「いわき市民原発訴訟」原告団が最高裁判所に要請行動「福島の現状と課題」を訴える
1月15日、東京電力福島第一原発事故で「自主避難」を余儀なくされた福島県いわき市の市民が精神的苦痛に対する慰謝料などの損害賠償を国に求める「いわき市民訴訟」の原告団は、最高裁判所第三小法廷に公平な審理を求めるための要請行動をおこなった。
「いわき市民訴訟」の背景
「いわき市民訴訟」(「ノーモア・フクシマいわき市民訴訟」)は、2011年(平成23年)3月11日に発生した東京電力福島第一原子力発電所事故によって福島県いわき市から「自主避難」を余儀なくされた市民約1340人が、精神的苦痛に対する慰謝料など約13億5千万円の損害賠償を東京電力株式会社(現東京電力ホールディングス株式会社)と国に請求するため、2013年(平成25年)3月11日に福島地方裁判所に提起した訴訟。 2023年(令和5年)3月10日に仙台高裁で控訴審判決が出され、東電に対して計3億2660万円の支払いが命じられた一方で国の責任が認められなかったことから、原告団は同年3月22日に最高裁へ上告した。 第一原発事故の自主避難者などが東電と国の責任を求める訴訟は、全国各地で起こされている。
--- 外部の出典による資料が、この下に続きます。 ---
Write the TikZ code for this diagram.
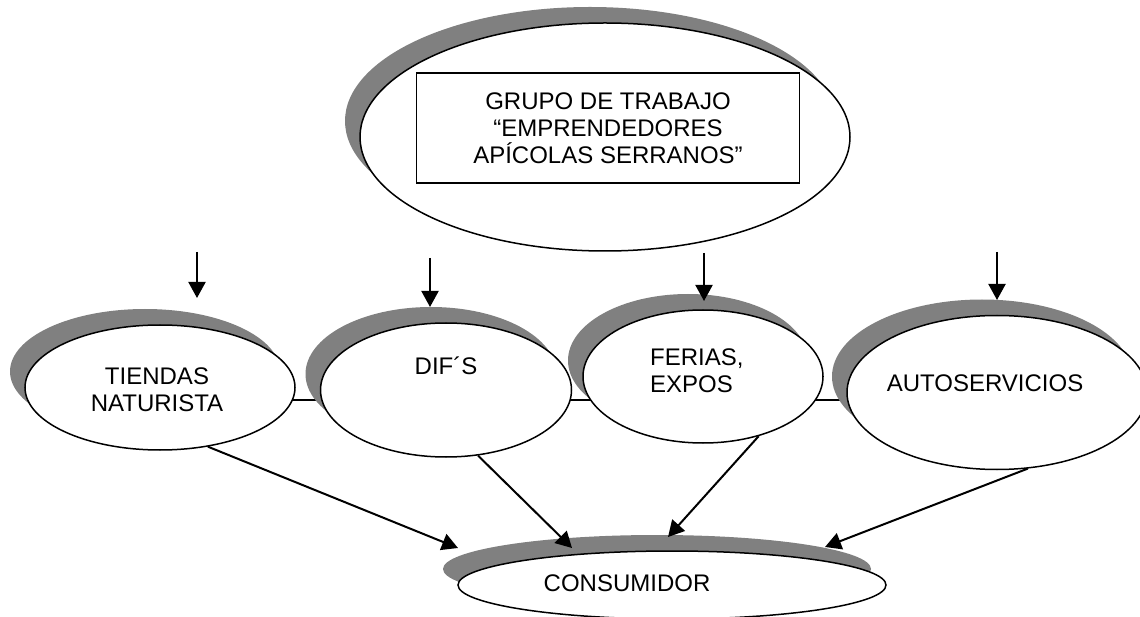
\documentclass[tikz,border=0pt]{standalone}
\usepackage{fontspec}
\setmainfont{Liberation Sans}
\usetikzlibrary{shapes, arrows.meta, positioning, shadows}
\pgfdeclarelayer{background}
\pgfsetlayers{background,main}

\begin{document}
\begin{tikzpicture}[x=1pt, y=-1pt,
		oval/.style={ellipse, draw, fill=white, line width=1.5pt, inner sep=0pt,
			drop shadow={shadow xshift=-15pt, shadow yshift=16pt, opacity=1, fill=black!50}},
		txt/.style={font=\fontsize{24}{27}\selectfont, align=center, inner sep=0pt},
		arr/.style={-{Triangle[length=16pt, width=17pt]}, line width=2pt}]
	\useasboundingbox (0,0) rectangle (1140,617);
	\node[oval, minimum width=490pt, minimum height=228pt] (grupoOval) at (605,137) {};
	\node[txt, draw, fill=white, line width=1.5pt, minimum width=383pt, minimum height=110pt] (grupo) at (608,128)
		{GRUPO DE TRABAJO\\“EMPRENDEDORES\\APÍCOLAS SERRANOS”};
	\node[oval, minimum width=270pt, minimum height=125pt] (tiendas) at (160,387.5) {};
	\node[txt] (tiendasTxt) at (157,390) {TIENDAS\\NATURISTA};
	\node[oval, minimum width=251pt, minimum height=134pt] (dif) at (446,390) {};
	\node[txt] (difTxt) at (446,366) {DIF´S};
	\node[oval, minimum width=240pt, minimum height=133pt] (ferias) at (703,376.5) {};
	\node[txt, anchor=west, align=left] (feriasTxt) at (650,371) {FERIAS,\\EXPOS};
	\node[oval, minimum width=300pt, minimum height=154pt] (auto) at (997,392.5) {};
	\node[txt] (autoTxt) at (985,383) {AUTOSERVICIOS};
	\node[oval, minimum width=428pt, minimum height=68pt] (consumidor) at (672,585) {};
	\node[txt] (consumidorTxt) at (627,583) {CONSUMIDOR};

	\coordinate (linkY) at (0,400);
	\begin{pgfonlayer}{background}
		\draw[line width=1.5pt] (tiendas.center |- linkY) -- (dif.center |- linkY);
		\draw[line width=1.5pt] (dif.center |- linkY) -- (ferias.center |- linkY);
		\draw[line width=1.5pt] (ferias.center |- linkY) -- (auto.center |- linkY);
	\end{pgfonlayer}

	\coordinate (dropA) at (197,252); \coordinate (hitA) at (197,298);
	\coordinate (dropB) at (430,258); \coordinate (hitB) at (430,307);
	\coordinate (dropC) at (704,253); \coordinate (hitC) at (704,301);
	\coordinate (dropD) at (997,252); \coordinate (hitD) at (997,300);
	\draw[arr] (dropA) -- (hitA);
	\draw[arr] (dropB) -- (hitB);
	\draw[arr] (dropC) -- (hitC);
	\draw[arr] (dropD) -- (hitD);

	\coordinate (hitE) at (458,548);
	\coordinate (hitF) at (572,548);
	\coordinate (hitG) at (668,537);
	\coordinate (hitH) at (825,547);
	\draw[arr] (tiendas.-51) -- (hitE);
	\draw[arr] (dif.-64) -- (hitF);
	\draw[arr] (ferias.-47) -- (hitG);
	\draw[arr] (auto.-68) -- (hitH);
\end{tikzpicture}
\end{document}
だが、2022年(令和4年)6月17日には、4件の集団訴訟(生業訴訟、群馬訴訟、千葉訴訟、愛媛訴訟)について、福島原発事故に関する国の責任を認めないとする最高裁判決が出された。 最高裁は2002年(平成14年)に文部科学省を事務局とする政府の地震調査研究推進本部か発表した「三陸沖から房総沖にかけての地震活動の長期評価」の信頼性や予見可能性について明確な判断を避けていたが、いわき市民訴訟の控訴審では、仙台高裁は長期評価の信頼性を認めて、巨大津波は予見可能であり国が東電に津波対策を命じれば「重大事故が起きなかった可能性は相当高い」として、国が規制権限を行使しなかった不作為は「極めて重大な義務違反であることは明らか」と判断した。 しかし、仙台高裁は、津波対策が講じられたとしても「必ず重大事故を防げたとは断定できない」として、国が規制権限の行使を怠ったことで違法に損害を与えたとはいえないと判断。結果的には最高裁判決に倣い、一審判決では認められていた国の責任が否定されることになった。